Yong will join the playwrights for readings of their works and a panel discussion of this unique collaboration between art and science. This event is set for Wednesday, March 20, at 6:30 pm at the Carter Presidential Library and Museum.

The Emory event “Become an Archaeologist” returns on Thursday, March 21 from 6 to 8 pm. This year the faculty and students involved are taking their bones off campus, to Brownwood Park in East Atlanta Village. The Emory experts will teach community members how to extract DNA and put pieces of ancient objects back together like a puzzle. “It’s a great example of the festival taking events that we know are popular and setting them in other parts of the city so that we can continue to reach new audiences and connect in different ways,” Salaita says. “Our goal is to keep broadening access to our programming.”

Two perennial festival favorites — Chemistry Carnival and Physics Live! — return this year to the Emory campus on Friday, March 22 from 3:30 to 7 pm. Emory science faculty and students will explain their research, give lab tours, and entertain with games like Peptide Jenga, a chance to play with giant soap bubbles and tastings of liquid nitrogen ice cream. Hundreds of visitors are expected to turn out for the events, held in the Mathematics and Science Center and Atwood Chemistry Center.
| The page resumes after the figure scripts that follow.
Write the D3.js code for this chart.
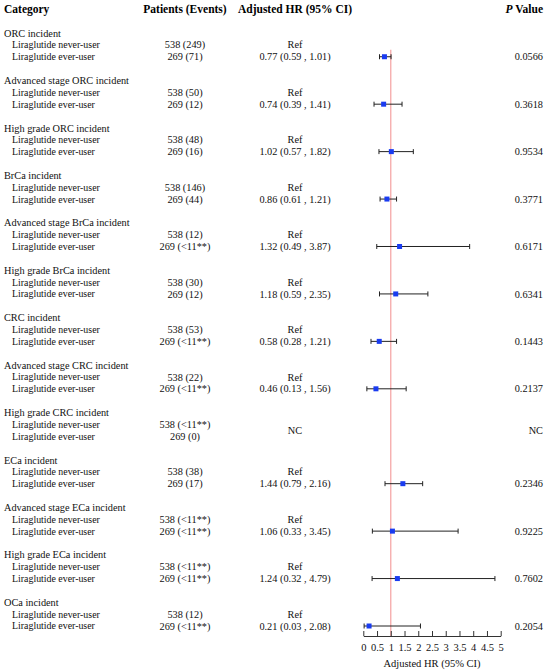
<!DOCTYPE html>
<html>
<head>
<meta charset="utf-8">
<script src="https://cdn.jsdelivr.net/npm/d3@7"></script>
<style>
  body { margin: 0; background: #fff; }
  svg { display: block; font-family: "Liberation Serif", "Times New Roman", serif; }
</style>
</head>
<body>
<div id="chart"></div>
<script>
// chart data
var categories = [
  'ORC incident', 'Advanced stage ORC incident', 'High grade ORC incident',
  'BrCa incident', 'Advanced stage BrCa incident', 'High grade BrCa incident',
  'CRC incident', 'Advanced stage CRC incident', 'High grade CRC incident',
  'ECa incident', 'Advanced stage ECa incident', 'High grade ECa incident',
  'OCa incident'
]
var groupLabels = ['Liraglutide never-user', 'Liraglutide ever-user']
var patientsNever = ['538 (249)', '538 (50)', '538 (48)', '538 (146)', '538 (12)', '538 (30)',
  '538 (53)', '538 (22)', '538 (<11**)', '538 (38)', '538 (<11**)', '538 (<11**)', '538 (12)']
var patientsEver = ['269 (71)', '269 (12)', '269 (16)', '269 (44)', '269 (<11**)', '269 (12)',
  '269 (<11**)', '269 (<11**)', '269 (0)', '269 (17)', '269 (<11**)', '269 (<11**)', '269 (<11**)']
var hr    = [0.77, 0.74, 1.02, 0.86, 1.32, 1.18, 0.58, 0.46, null, 1.44, 1.06, 1.24, 0.21]
var lower = [0.59, 0.39, 0.57, 0.61, 0.49, 0.59, 0.28, 0.13, null, 0.79, 0.33, 0.32, 0.03]
var upper = [1.01, 1.41, 1.82, 1.21, 3.87, 2.35, 1.21, 1.56, null, 2.16, 3.45, 4.79, 2.08]
var pValues = ['0.0566', '0.3618', '0.9534', '0.3771', '0.6171', '0.6341',
  '0.1443', '0.2137', 'NC', '0.2346', '0.9225', '0.7602', '0.2054']
var axisTicks = [0, 0.5, 1, 1.5, 2, 2.5, 3, 3.5, 4, 4.5, 5]

var width = 550, height = 671

var svg = d3.select('#chart').append('svg')
  .attr('width', width)
  .attr('height', height)

// one row per text line, four rows per group (title, never, ever, blank)
var row = d3.scaleLinear().domain([0, 52]).range([9.3, 626])
var x = d3.scaleLinear().domain([0, 5]).range([363.3, 500.7])

var colCat = 4, colSub = 12, colPat = 185, colHR = 295, colP = 543
var fmt = d3.format('.2f')

var header = svg.append('g').attr('font-weight', 'bold').attr('font-size', '11.5px')
header.append('text').attr('x', colCat).attr('y', row(0)).attr('dy', '0.35em').text('Category')
header.append('text').attr('x', colPat).attr('y', row(0)).attr('dy', '0.35em')
  .attr('text-anchor', 'middle').text('Patients (Events)')
header.append('text').attr('x', colHR).attr('y', row(0)).attr('dy', '0.35em')
  .attr('text-anchor', 'middle').text('Adjusted HR (95% CI)')
var ph = header.append('text').attr('x', colP).attr('y', row(0)).attr('dy', '0.35em')
  .attr('text-anchor', 'end')
ph.append('tspan').attr('font-style', 'italic').text('P')
ph.append('tspan').text(' Value')

// reference line at HR = 1
svg.append('line')
  .attr('x1', x(1)).attr('x2', x(1))
  .attr('y1', row(4) - 7).attr('y2', 636)
  .attr('stroke', '#f4a0a0')
  .attr('stroke-width', 1.2)

var groups = svg.selectAll('.grp')
  .data(categories)
  .enter().append('g')
  .attr('class', 'grp')
  .attr('font-size', '10.3px')
  .attr('fill', '#111')

groups.append('text')
  .attr('x', colCat)
  .attr('y', function(d, i){ return row(2 + i * 4) })
  .attr('dy', '0.35em')
  .text(function(d){ return d })

groups.each(function(d, i){
  var g = d3.select(this)
  var rNever = 3 + i * 4, rEver = 4 + i * 4

  g.append('text').attr('x', colSub).attr('y', row(rNever)).attr('dy', '0.35em')
    .attr('font-size', '9.9px').text(groupLabels[0])
  g.append('text').attr('x', colSub).attr('y', row(rEver)).attr('dy', '0.35em')
    .attr('font-size', '9.9px').text(groupLabels[1])

  g.append('text').attr('x', colPat).attr('y', row(rNever)).attr('dy', '0.35em')
    .attr('text-anchor', 'middle').text(patientsNever[i])
  g.append('text').attr('x', colPat).attr('y', row(rEver)).attr('dy', '0.35em')
    .attr('text-anchor', 'middle').text(patientsEver[i])

  if(hr[i] === null){
    var mid = (row(rNever) + row(rEver)) / 2
    g.append('text').attr('x', colHR).attr('y', mid).attr('dy', '0.35em')
      .attr('text-anchor', 'middle').text('NC')
    g.append('text').attr('x', colP).attr('y', mid).attr('dy', '0.35em')
      .attr('text-anchor', 'end').text(pValues[i])
    return
  }

  g.append('text').attr('x', colHR).attr('y', row(rNever)).attr('dy', '0.35em')
    .attr('text-anchor', 'middle').text('Ref')
  g.append('text').attr('x', colHR).attr('y', row(rEver)).attr('dy', '0.35em')
    .attr('text-anchor', 'middle')
    .text(fmt(hr[i]) + ' (' + fmt(lower[i]) + ' , ' + fmt(upper[i]) + ')')
  g.append('text').attr('x', colP).attr('y', row(rEver)).attr('dy', '0.35em')
    .attr('text-anchor', 'end').text(pValues[i])

  // CI whisker with end caps
  var yy = row(rEver)
  g.append('line')
    .attr('x1', x(lower[i])).attr('x2', x(upper[i]))
    .attr('y1', yy).attr('y2', yy)
    .attr('stroke', '#222').attr('stroke-width', 1)
  ;[lower[i], upper[i]].forEach(function(v){
    g.append('line')
      .attr('x1', x(v)).attr('x2', x(v))
      .attr('y1', yy - 2.5).attr('y2', yy + 2.5)
      .attr('stroke', '#222').attr('stroke-width', 1)
  })
  g.append('rect')
    .attr('x', x(hr[i]) - 2.5).attr('y', yy - 2.5)
    .attr('width', 5).attr('height', 5)
    .attr('fill', '#1a3cf0')
})

// x axis, ticks pointing up
var axis = svg.append('g')
  .attr('transform', 'translate(0,636)')
  .call(d3.axisBottom(x)
    .tickValues(axisTicks)
    .tickFormat(d3.format('~g'))
    .tickSize(-5)
    .tickSizeOuter(0)
    .tickPadding(8))

axis.select('.domain').attr('stroke', '#333')
axis.selectAll('.tick line').attr('stroke', '#333')
axis.selectAll('.tick text')
  .attr('font-family', '"Liberation Serif", "Times New Roman", serif')
  .attr('font-size', '10.5px')
  .attr('fill', '#111')

svg.append('text')
  .attr('x', (x.range()[0] + x.range()[1]) / 2)
  .attr('y', 663)
  .attr('dy', '0.35em')
  .attr('text-anchor', 'middle')
  .attr('font-size', '10.5px')
  .attr('fill', '#111')
  .text('Adjusted HR (95% CI)')
</script>
</body>
</html>
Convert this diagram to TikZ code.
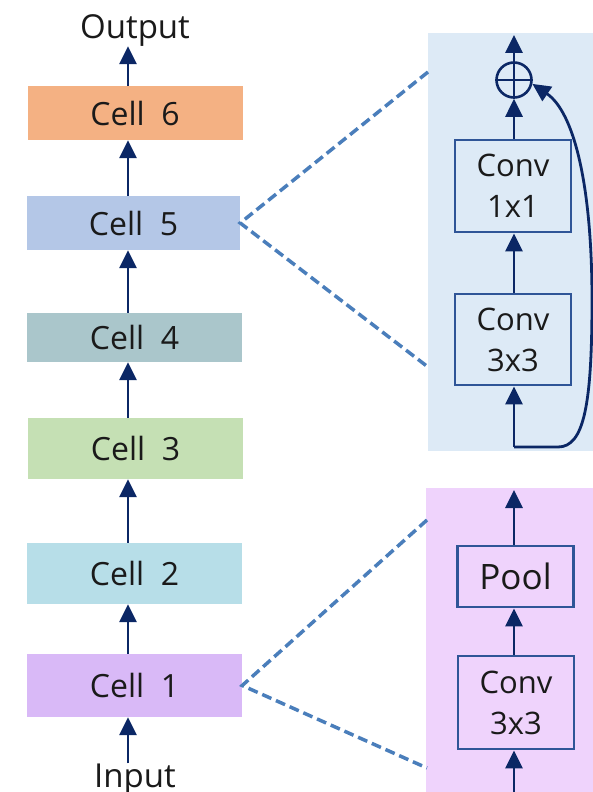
\documentclass[tikz,border=0pt]{standalone}
\usepackage{fontspec}
\setmainfont{Open Sans}
\usetikzlibrary{arrows.meta,calc}

\definecolor{navy}{HTML}{0B2765}
\definecolor{boxblue}{HTML}{2F5597}
\definecolor{linkblue}{HTML}{4A7EBB}
\definecolor{txt}{HTML}{1A1A1A}
\definecolor{cellsix}{HTML}{F4B183}
\definecolor{cellfive}{HTML}{B4C7E7}
\definecolor{cellfour}{HTML}{AAC6CB}
\definecolor{cellthree}{HTML}{C5E0B4}
\definecolor{celltwo}{HTML}{B7DEE8}
\definecolor{cellone}{HTML}{D9B9F7}
\definecolor{panelblue}{HTML}{DDEAF6}
\definecolor{panelpurple}{HTML}{EFD3FC}

\begin{document}
\begin{tikzpicture}[x=1pt, y=-1pt,
  cellbox/.style={rectangle, minimum width=215pt, inner sep=0pt, text=txt,
    font=\fontsize{32}{38}\selectfont},
  opbox/.style={rectangle, draw=boxblue, line width=2.8pt, minimum width=116pt,
    inner sep=0pt, align=center, text=txt, font=\fontsize{31}{41}\selectfont},
  lbl/.style={inner sep=0pt, text=txt, font=\fontsize{33}{38}\selectfont},
  arr/.style={draw=navy, line width=2.8pt, -{Triangle[width=17pt,length=18pt]}},
  zoomlink/.style={draw=linkblue, line width=3.5pt, dash pattern=on 10pt off 5pt}
]
\useasboundingbox (0,0) rectangle (593,792);

% detail panels
\node[rectangle, fill=panelblue, inner sep=0pt, minimum width=165pt, minimum height=418pt,
  anchor=north west] (pa) at (428,33) {};
\node[rectangle, fill=panelpurple, inner sep=0pt, minimum width=167pt, minimum height=304pt,
  anchor=north west] (pb) at (426,488) {};

% main stack of cells
\node[cellbox, fill=cellsix,   minimum height=54pt] (c6) at (135,113)   {Cell\ \ 6};
\node[cellbox, fill=cellfive,  minimum height=54pt, minimum width=213pt] (c5) at (133.5,223) {Cell\ \ 5};
\node[cellbox, fill=cellfour,  minimum height=49pt] (c4) at (134.5,337.5) {Cell\ \ 4};
\node[cellbox, fill=cellthree, minimum height=61pt] (c3) at (135.5,448.5) {Cell\ \ 3};
\node[cellbox, fill=celltwo,   minimum height=61pt] (c2) at (134.5,573.5) {Cell\ \ 2};
\node[cellbox, fill=cellone,   minimum height=63pt] (c1) at (134.5,685.5) {Cell\ \ 1};

\node[lbl, anchor=base] (out) at (135,38)  {Output};
\node[lbl, anchor=base] (in)  at (135,787) {Input};

% flow through the stack
\draw[arr] (in.north -| 128,0) -- (c1.south -| 128,0);
\draw[arr] (c1.north -| 128,0) -- (c2.south -| 128,0);
\draw[arr] (c2.north -| 128,0) -- (c3.south -| 128,0);
\draw[arr] (c3.north -| 128,0) -- (c4.south -| 128,0);
\draw[arr] (c4.north -| 128,0) -- (c5.south -| 128,0);
\draw[arr] (c5.north -| 128,0) -- (c6.south -| 128,0);
\draw[arr] (c6.north -| 128,0) -- (out.south -| 128,0);

% zoom-in links
\coordinate (a1) at (428,72);
\coordinate (a2) at (428,367);
\coordinate (b1) at (427,520);
\coordinate (b2) at (427,768);
\draw[zoomlink] (a1) -- (c5.east) -- (a2);
\draw[zoomlink] (b1) -- (c1.east) -- (b2);

% residual cell
\node[circle, draw=navy, line width=2.6pt, minimum size=35pt, inner sep=0pt] (sum) at (514,80) {};
\draw[navy, line width=2.6pt] (sum.north) -- (sum.south) (sum.west) -- (sum.east);
\node[opbox, minimum height=92pt] (conva) at (513,186)   {Conv\\1x1};
\node[opbox, minimum height=91pt] (convb) at (513,339.5) {Conv\\3x3};
\coordinate (atop) at (514,35);
\coordinate (skip) at (514,447);
\draw[arr] (sum.north) -- (atop);
\draw[arr] (conva.north -| sum) -- (sum.south);
\draw[arr] (convb.north -| sum) -- (conva.south -| sum);
\draw[arr] (skip) -- (convb.south -| skip);
\draw[arr] (skip) -- (558,447) .. controls (584,447) and (592,405) .. (592,300)
  .. controls (592,185) and (574,112) .. (sum.-12);

% reduction cell
\node[opbox, minimum height=61pt, font=\fontsize{35}{41}\selectfont] (pool) at (515.5,576.5) {Pool};
\node[opbox, minimum height=93pt] (convc) at (516,702.5) {Conv\\3x3};
\coordinate (btop) at (514,490);
\coordinate (bbot) at (514,792);
\draw[arr] (pool.north -| btop) -- (btop);
\draw[arr] (convc.north -| btop) -- (pool.south -| btop);
\draw[arr] (bbot) -- (convc.south -| bbot);
\end{tikzpicture}
\end{document}
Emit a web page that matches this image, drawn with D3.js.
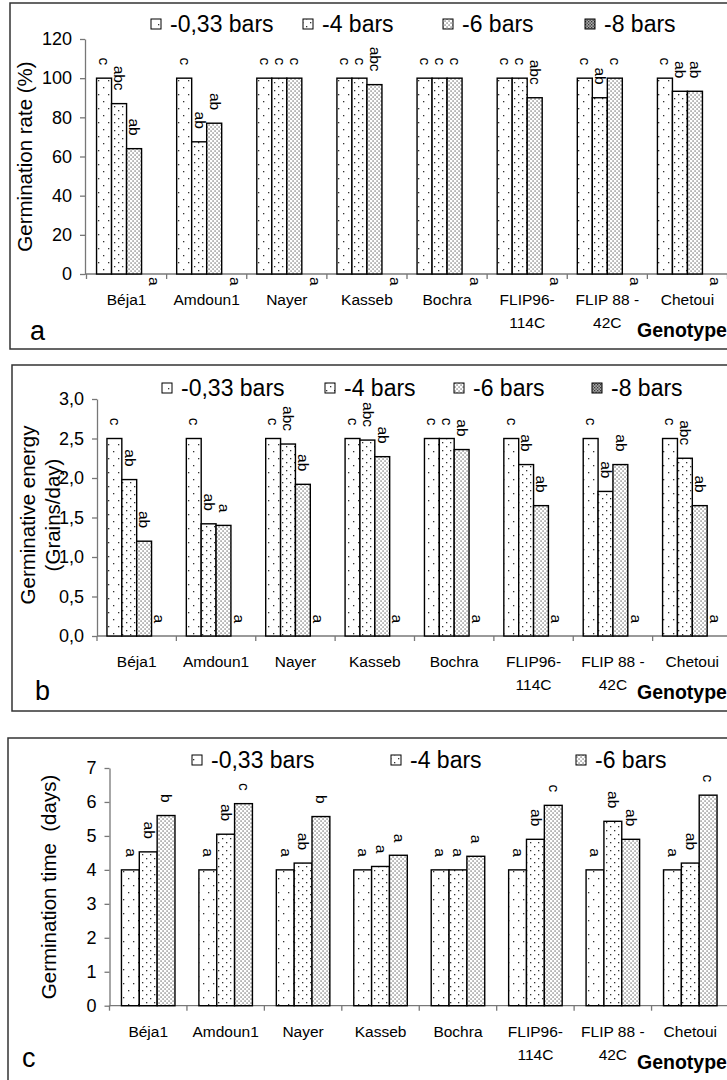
<!DOCTYPE html>
<html>
<head>
<meta charset="utf-8">
<script src="https://cdn.jsdelivr.net/npm/d3@7"></script>
<style>
  body { margin: 0; background: #fff; }
  svg text { font-family: "Liberation Sans", Arial, sans-serif; fill: #000; }
</style>
</head>
<body>
<div id="chart"></div>
<script>
// categories
const genotypes = ["Béja1", "Amdoun1", "Nayer", "Kasseb", "Bochra", "FLIP96-114C", "FLIP 88 -42C", "Chetoui"];
const genotypeLines = [["Béja1"], ["Amdoun1"], ["Nayer"], ["Kasseb"], ["Bochra"], ["FLIP96-", "114C"], ["FLIP 88 -", "42C"], ["Chetoui"]];
const treatments = ["-0,33 bars", "-4 bars", "-6 bars", "-8 bars"];

// a : germination rate (%)
const rate033 = [100, 100, 100, 100, 100, 100, 100, 100];
const rate4 = [87, 67.5, 100, 100, 100, 100, 90, 93.3];
const rate6 = [64, 77, 100, 96.7, 100, 90, 100, 93.3];
const rate8 = [0, 0, 0, 0, 0, 0, 0, 0];
const rateLetters033 = ["c", "c", "c", "c", "c", "c", "c", "c"];
const rateLetters4 = ["abc", "ab", "c", "c", "c", "c", "ab", "ab"];
const rateLetters6 = ["ab", "ab", "c", "abc", "c", "abc", "c", "ab"];
const rateLetters8 = ["a", "a", "a", "a", "a", "a", "a", "a"];
const rateTicks = [0, 20, 40, 60, 80, 100, 120];

// b : germinative energy (grains/day)
const energy033 = [2.5, 2.5, 2.5, 2.5, 2.5, 2.5, 2.5, 2.5];
const energy4 = [1.98, 1.42, 2.43, 2.48, 2.5, 2.17, 1.83, 2.25];
const energy6 = [1.2, 1.4, 1.92, 2.27, 2.36, 1.65, 2.17, 1.65];
const energy8 = [0, 0, 0, 0, 0, 0, 0, 0];
const energyLetters033 = ["c", "c", "c", "c", "c", "c", "c", "c"];
const energyLetters4 = ["ab", "ab", "abc", "abc", "c", "ab", "ab", "abc"];
const energyLetters6 = ["ab", "a", "ab", "ab", "ab", "ab", "ab", "ab"];
const energyLetters8 = ["a", "a", "a", "a", "a", "a", "a", "a"];
const energyTicks = [0, 0.5, 1, 1.5, 2, 2.5, 3];

// c : germination time (days)
const time033 = [4, 4, 4, 4, 4, 4, 4, 4];
const time4 = [4.53, 5.05, 4.2, 4.1, 4.0, 4.9, 5.43, 4.2];
const time6 = [5.6, 5.95, 5.57, 4.43, 4.4, 5.9, 4.9, 6.2];
const timeLetters033 = ["a", "a", "a", "a", "a", "a", "a", "a"];
const timeLetters4 = ["ab", "ab", "ab", "a", "a", "ab", "ab", "ab"];
const timeLetters6 = ["b", "c", "b", "a", "a", "c", "ab", "c"];
const timeTicks = [0, 1, 2, 3, 4, 5, 6, 7];

const W = 727, H = 1080;
const svg = d3.select("#chart").append("svg")
  .attr("width", W).attr("height", H)
  .attr("viewBox", `0 0 ${W} ${H}`);
svg.append("rect").attr("width", W).attr("height", H).attr("fill", "#fff");

/** PATTERNS */
const defs = svg.append("defs");
function dotPattern(id, w, h, dots, size, bg) {
  const p = defs.append("pattern").attr("id", id)
    .attr("patternUnits", "userSpaceOnUse").attr("width", w).attr("height", h);
  p.append("rect").attr("width", w).attr("height", h).attr("fill", bg || "#fff");
  dots.forEach(([x, y]) => {
    p.append("rect").attr("x", x).attr("y", y).attr("width", size).attr("height", size).attr("fill", "#333");
  });
}
dotPattern("p0", 10, 14, [[3, 3], [8, 10]], 1.3);
dotPattern("p1", 8, 8, [[2, 2], [6, 6]], 1.3);
dotPattern("p2", 4, 4, [[0.5, 0.5], [2.5, 2.5]], 1.1);
dotPattern("p3", 3, 3, [[0, 0], [1.5, 1.5]], 1.3, "#aaa");
const fills = ["url(#p0)", "url(#p1)", "url(#p2)", "url(#p3)"];

const commaFmt = d3.formatLocale({ decimal: ",", thousands: ".", grouping: [3], currency: ["", ""] }).format(".1f");

function drawPanel(cfg) {
  const g = svg.append("g");

  // panel frame
  g.append("rect")
    .attr("x", cfg.box[0]).attr("y", cfg.box[1])
    .attr("width", 760).attr("height", cfg.box[2])
    .attr("fill", "none").attr("stroke", "#333").attr("stroke-width", 1.5);

  const y = d3.scaleLinear().domain(cfg.domain).range(cfg.yRange);
  const x = d3.scaleBand().domain(genotypes).range(cfg.bandRange);
  const xs = d3.scaleBand().domain(d3.range(cfg.series.length))
    .range([0, x.bandwidth()]).paddingOuter(0.67);
  const y0 = y(0);

  // y axis
  const yAxis = d3.axisLeft(y).tickValues(cfg.ticks).tickSize(5).tickSizeOuter(0)
    .tickPadding(8).tickFormat(cfg.format);
  const ya = g.append("g").attr("transform", `translate(${cfg.axisX},0)`).call(yAxis);
  ya.select(".domain").attr("stroke", "#777").attr("stroke-width", 1.3);
  ya.selectAll(".tick line").attr("stroke", "#777").attr("stroke-width", 1.3);
  ya.selectAll(".tick text").attr("font-size", 18).attr("fill", "#000")
    .attr("font-family", "Liberation Sans, Arial, sans-serif");

  // x axis line + boundary ticks
  g.append("line").attr("x1", cfg.axisX).attr("x2", 740).attr("y1", y0).attr("y2", y0)
    .attr("stroke", "#777").attr("stroke-width", 1.3);
  const bounds = genotypes.map((d) => x(d)).concat([x.range()[1]]);
  g.selectAll(".xtick").data(bounds).join("line")
    .attr("x1", (d) => d).attr("x2", (d) => d)
    .attr("y1", y0).attr("y2", y0 + 5)
    .attr("stroke", "#777").attr("stroke-width", 1.3);

  // category labels
  const cat = g.selectAll(".cat").data(genotypes).join("text")
    .attr("text-anchor", "middle").attr("font-size", 15.5)
    .attr("x", (d) => x(d) + x.bandwidth() / 2)
    .attr("y", y0 + 31);
  cat.selectAll("tspan").data((d, i) => genotypeLines[i]).join("tspan")
    .attr("x", function () { return d3.select(this.parentNode).attr("x"); })
    .attr("dy", (d, i) => (i === 0 ? 0 : 23))
    .text((d) => d);

  g.append("text").attr("x", 637).attr("y", y0 + 63)
    .attr("font-size", 19.5).attr("font-weight", "bold").text("Genotype");

  // bars
  const cells = [];
  cfg.series.forEach((vals, s) => {
    vals.forEach((v, i) => {
      cells.push({ s, g: genotypes[i], v, label: cfg.letters[s][i] });
    });
  });
  g.selectAll(".bar").data(cells.filter((d) => d.v > 0)).join("rect")
    .attr("x", (d) => x(d.g) + xs(d.s))
    .attr("y", (d) => y(d.v))
    .attr("width", xs.bandwidth())
    .attr("height", (d) => y0 - y(d.v))
    .attr("fill", (d) => fills[d.s])
    .attr("stroke", "#000").attr("stroke-width", 1.4);

  // significance letters
  g.selectAll(".lab").data(cells).join("text")
    .attr("font-size", 15.5)
    .attr("text-anchor", (d) => (d.v === 0 && cfg.zeroBelow ? "start" : "end"))
    .attr("dy", "0.3em")
    .attr("transform", (d) => {
      const cx = x(d.g) + xs(d.s) + xs.bandwidth() / 2;
      if (d.v === 0 && cfg.zeroBelow) return `translate(${cx + 5},${y0 + 3}) rotate(90)`;
      return `translate(${cx},${y(d.v) - 13}) rotate(90)`;
    })
    .text((d) => d.label);

  // y title
  cfg.title.forEach((t) => {
    g.append("text")
      .attr("transform", `translate(${t.x},${cfg.titleY}) rotate(-90)`)
      .attr("text-anchor", "middle").attr("font-size", 20.5)
      .style("white-space", "pre")
      .text(t.text);
  });

  // legend
  cfg.series.forEach((vals, s) => {
    const lx = cfg.legendX[s];
    g.append("rect").attr("x", lx).attr("y", cfg.legendY - 5)
      .attr("width", 10).attr("height", 10)
      .attr("fill", fills[s]).attr("stroke", "#000").attr("stroke-width", 1);
    g.append("text").attr("x", lx + 19).attr("y", cfg.legendY + 8)
      .attr("font-size", 23).text(treatments[s]);
  });

  // panel letter
  g.append("text").attr("x", cfg.tag[1]).attr("y", cfg.tag[2])
    .attr("font-size", 27).text(cfg.tag[0]);
}

drawPanel({
  box: [10, 3, 346],
  axisX: 85, bandRange: [86.5, 727.5],
  domain: [0, 120], yRange: [274, 39], ticks: rateTicks, format: d3.format("d"),
  series: [rate033, rate4, rate6, rate8],
  letters: [rateLetters033, rateLetters4, rateLetters6, rateLetters8],
  zeroBelow: true,
  title: [{ text: "Germination rate (%)", x: 32 }], titleY: 156.5,
  legendX: [151, 303, 443, 585], legendY: 24,
  tag: ["a", 30, 340]
});

drawPanel({
  box: [12, 365, 346],
  axisX: 97, bandRange: [97, 732],
  domain: [0, 3], yRange: [636, 399], ticks: energyTicks, format: commaFmt,
  series: [energy033, energy4, energy6, energy8],
  letters: [energyLetters033, energyLetters4, energyLetters6, energyLetters8],
  zeroBelow: false,
  title: [{ text: "Germinative energy", x: 35 }, { text: "(Grains/day)", x: 60 }], titleY: 515,
  legendX: [162, 325, 454, 592], legendY: 388,
  tag: ["b", 35, 700]
});

drawPanel({
  box: [8, 738, 400],
  axisX: 109.5, bandRange: [109.5, 729],
  domain: [0, 7], yRange: [1005.7, 768], ticks: timeTicks, format: d3.format("d"),
  series: [time033, time4, time6],
  letters: [timeLetters033, timeLetters4, timeLetters6],
  zeroBelow: false,
  title: [{ text: "Germination time  (days)", x: 56 }], titleY: 887,
  legendX: [192, 391, 576], legendY: 760,
  tag: ["c", 22, 1067]
});
</script>
</body>
</html>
Oxford hosts "Ada and the Engine"
A highlight on Emory’s Oxford campus will be performances of the play “Ada and the Engine,” portraying the groundbreaking career of Ada Lovelace — a mathematician, poet and the first computer programmer. During the festival, the play will be performed Friday and Saturday, March 21 and 22, at 7:30 pm. Performances will be followed by talks on the themes of women working in a field dominated by men, and a chance to walk through a multimedia gallery of women in STEM fields from throughout history.

The festival culminates on Saturday, March 23 with the Exploration Expo at Piedmont Park — a day-long, free carnival of science with hundreds of hands-on activities. More than a dozen booths will feature Emory faculty and students, who will engage crowds in activities with names like “Air Pollution Particle Toss,” “Opening a Can of Worms: Exploring Biomaterials and Nanotechnology with Alginate Gummy Worms,” “Smell the World,” and “Can You Guess What Your Brain is Thinking?”

Founded in 2014 by Emory University, Georgia Tech and the Metro Atlanta Chamber, the ASF celebration of local science, technology, engineering and math has brought programming to more than 200,000 people in the metro region, reaching a diverse audience of a wide variety of ages. 

Special funding from sponsors such as Delta, the Arthur M. Blank Family Foundation and others is helping ASF soar to new heights and extend some of its programming and events year-round. A chief science officer program charges student representatives from middle schools and high school to foster science communities at their schools.

“These chief science officers, who are elected by their student bodies, receive leadership training, meet with state legislators and learn about the role of science and policy,” Salaita says. “We launched the program this year with 22 students and we plan to grow exponentially over the next three years to 200 students.”

Another program piloted this past year by the ASF is a science communication training fellowship for graduate students and post-doctoral fellows. “We’ve started with eight students who met monthly to learn about narrative in science communication, data visualization and other communication techniques,” Salaita says. “They will use their new skills to create events for the science festival and give informal talks to the general public.”

Another new component of the ASF is a year-round calendar of STEM-themed activities. “We want people to stay connected to science,” Salaita explains. “Our new events calendar is a guide for family friendly activities in the metro Atlanta area when the festival’s not happening.”